While there are dozens of bodies present in this scene, Hannibal is the only person among them. This dynamic recurs throughout the film. While so many men use subtle sexual harassment to put Clarice down, Lecter only ever manipulates her like a gentleman. When he's first introduced, he stands ramrod straight, looking at Clarice just as she looks at him: the two of them are matched equals; they have equal potential as audience surrogates. And, as they trade the position of audience and protagonist back and forth between one another, it's Lecter's respectful and honest relationship with Clarice that leads to her solving the case, and no one else. When contrasted with how the rest of the world treats him--Chilton's "most prized asset," kept caged like an animal on display--we can't help but put ourselves in Lecter's laceless shoes.
And then there's Buffalo Bill (or, more respectfully, Jame Gumb; the epithet is never one she uses for herself). Gumb is the seamy underbelly of post-Reagan America brought to life. She is cowardly, impotent, and self-obsessed; she sticks out, large and loud and refusing to submit to civil society; she literally lives on the wrong side of the tracks. Her overt sexuality is her strongest link to deviance in the language of the film, connecting her to Miggs's semen and Crawford's unsettling overtures and to the prejudiced workplace that hinders Clarice far more than it helps. "I'd fuck me," she tells herself, in a moment that is at once humanizing and deeply discomfiting. She does not speak like the others do, using stilted grammar and halting rhythms: where the film goes out of its way to show Lecter's humanity in spite of society's view of him, Gumb is shown as an animal from the start. Even the most liberal audience member is reassured that she shouldn't be sympathized with, that she isn't truly a transvestite, but something darker and lesser. Her symbol is the butterfly. She is the change that might come to America if it's not stamped out first.
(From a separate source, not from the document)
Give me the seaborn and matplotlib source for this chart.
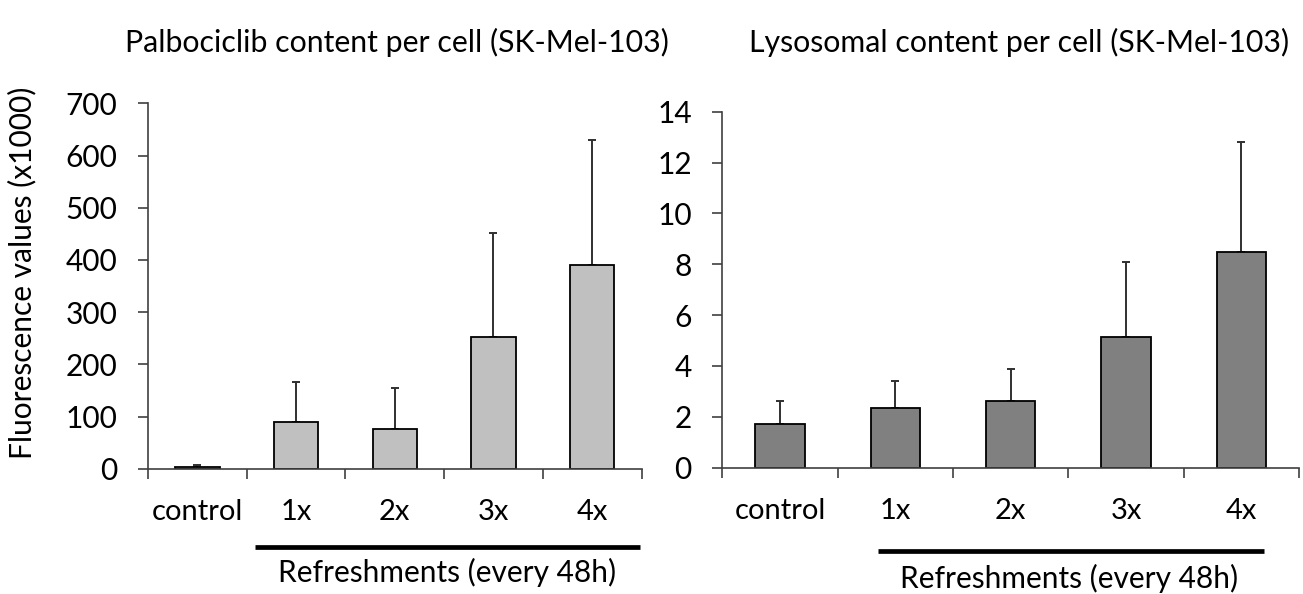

And yet: even at her most deviant, Gumb gets the same shallow focus, the same humanizing touches that were denied to Lt. Boyle. And yet: the film's entire structure demands that we take pride in her competence, her ability to evade capture and the danger she poses to Clarice. And yet: without those of us who see what we need, and take it, and do whatever it takes to keep it, what stories would there be to tell?
 The Greek for “no place.”
 The closest the film comes to presenting a genuine social disorder is its relentless depiction of the misogyny experienced by Clarice--and even this is the product of the individual, close-minded prejudices of Jack Crawford and the small-town police chiefs that hamper her investigation, not of structural issues with policing.
 I use feminine pronouns for Gumb, following the preferred usage of multiple trans writers.